On December 13, peace talks between the United States and North Vietnam collapsed. The North Vietnamese and American negotiators traded charges and countercharges as to who was to blame. Infuriated, President Nixon ordered plans drawn up for retaliatory bombings of North Vietnam. Linebacker II was the result. Beginning on December 18, American B-52s and fighter-bombers dropped over 20,000 tons of bombs on the cities of Hanoi and Haiphong. The United States lost 15 of its giant B-52s and 11 other aircraft during the attacks. North Vietnam claimed that over 1,600 civilians were killed.
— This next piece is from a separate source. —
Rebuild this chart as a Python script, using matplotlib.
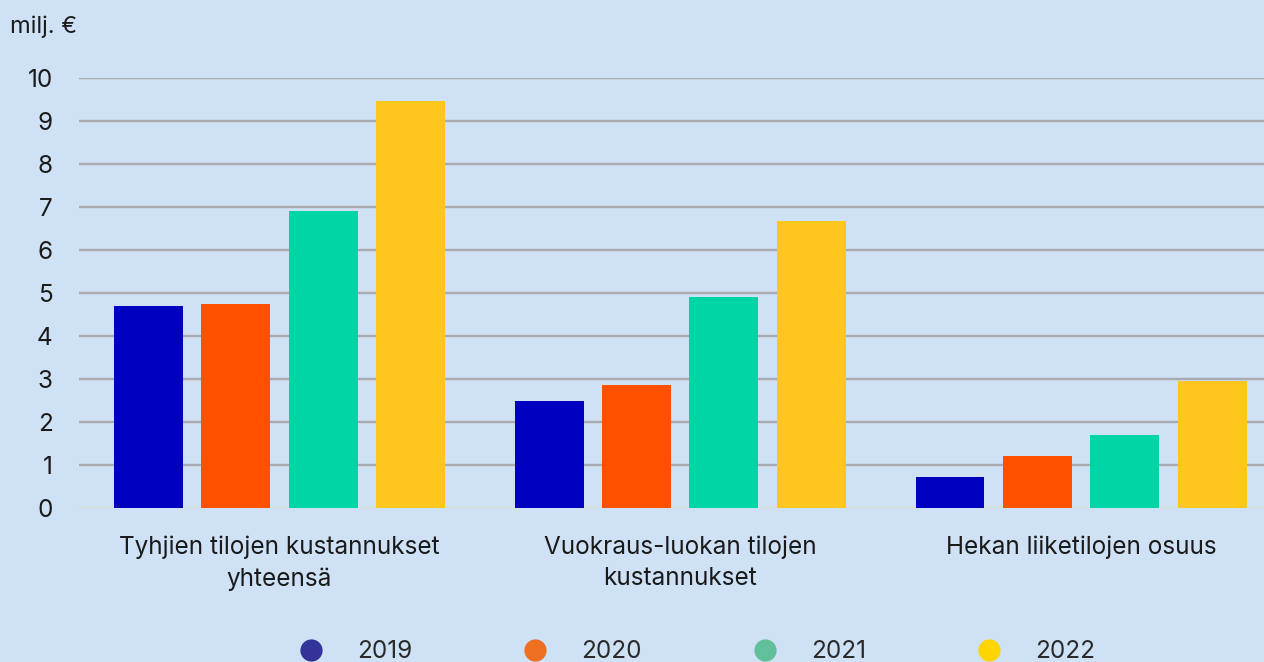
import matplotlib.pyplot as plt
from matplotlib.lines import Line2D
import numpy as np

categories = ["Tyhjien tilojen kustannukset\nyhteensä",
              "Vuokraus-luokan tilojen\nkustannukset",
              "Hekan liiketilojen osuus"]
years = ["2019", "2020", "2021", "2022"]
v2019 = [4.70, 2.49, 0.72]
v2020 = [4.74, 2.86, 1.21]
v2021 = [6.91, 4.91, 1.70]
v2022 = [9.47, 6.67, 2.95]
yticks = list(range(0, 11))

bar_colors = ['#0000C0', '#FF5000', '#00D5A5', '#FFC61E']
legend_colors = ['#333399', '#EE6E22', '#61BF9A', '#FFD500']
bg = '#CFE1F5'

plt.rcParams['font.family'] = ['Inter', 'DejaVu Sans']

fig = plt.figure(figsize=(12.64, 6.62), dpi=100, facecolor=bg)
ax = fig.add_axes([79 / 1264, 1 - 508 / 662, 1202.5 / 1264, 430 / 662])
ax.set_facecolor(bg)

x = np.arange(len(categories))
step = 0.218
width = 0.172
for i, vals in enumerate([v2019, v2020, v2021, v2022]):
    ax.bar(x + (i - 1.5) * step, vals, width, color=bar_colors[i], zorder=3)

ax.set_xlim(-0.5, 2.5)
ax.set_ylim(0, 10)
ax.set_yticks(yticks)
ax.set_yticklabels([str(t) for t in yticks])
ax.set_xticks(x)
ax.set_xticklabels(categories, linespacing=1.45)
ax.tick_params(axis='y', length=0, pad=19, labelsize=17.5, labelcolor='#1a1a1a')
ax.tick_params(axis='x', length=0, pad=20, labelsize=17.5, labelcolor='#1a1a1a')
for t in yticks[1:]:
    ax.axhline(t, color='#A9ABAE', linewidth=1.7, zorder=1)
ax.axhline(0, color='#DCDCD2', linewidth=1.7, zorder=1)
for s in ax.spines.values():
    s.set_visible(False)

fig.text(10 / 1264, 1 - 27 / 662, "milj. €", fontsize=17, color='#1a1a1a',
         ha='left', va='center')

handles = [Line2D([], [], linestyle='none', marker='o', markersize=16,
                  markerfacecolor=c, markeredgewidth=0) for c in legend_colors]
fig.legend(handles, years, loc='center', bbox_to_anchor=(697 / 1264, 1 - 652 / 662),
           ncol=4, frameon=False, handlelength=1, handletextpad=1.4,
           columnspacing=4.55, prop={'size': 17.5},
           labelcolor='#2a2a2a')

fig.savefig('out.png', dpi=100, facecolor=bg)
The bombings continued until December 29, at which time the North Vietnamese agreed to resume the talks. A few weeks later, the final Paris Peace Treaty was signed and the Vietnam War came to a close, ending the U.S. role in a conflict that seriously damaged the domestic Cold War consensus among the American public. The impact of the so-called “Christmas Bombings” on the final agreement was difficult to assess. Some historians have argued that the bombings forced the North Vietnamese back to the negotiating table. Others have suggested that the attacks had little impact, beyond the additional death and destruction they caused. Even the chief U.S. negotiator, Henry Kissinger, was reported to have said, “We bombed the North Vietnamese into accepting our concessions.” The chief impact may have been in convincing America’s South Vietnamese allies, who were highly suspicious of the draft treaty worked out in October 1972, that the United States would not desert them. In any event, the final treaty did not include any important changes from the October draft.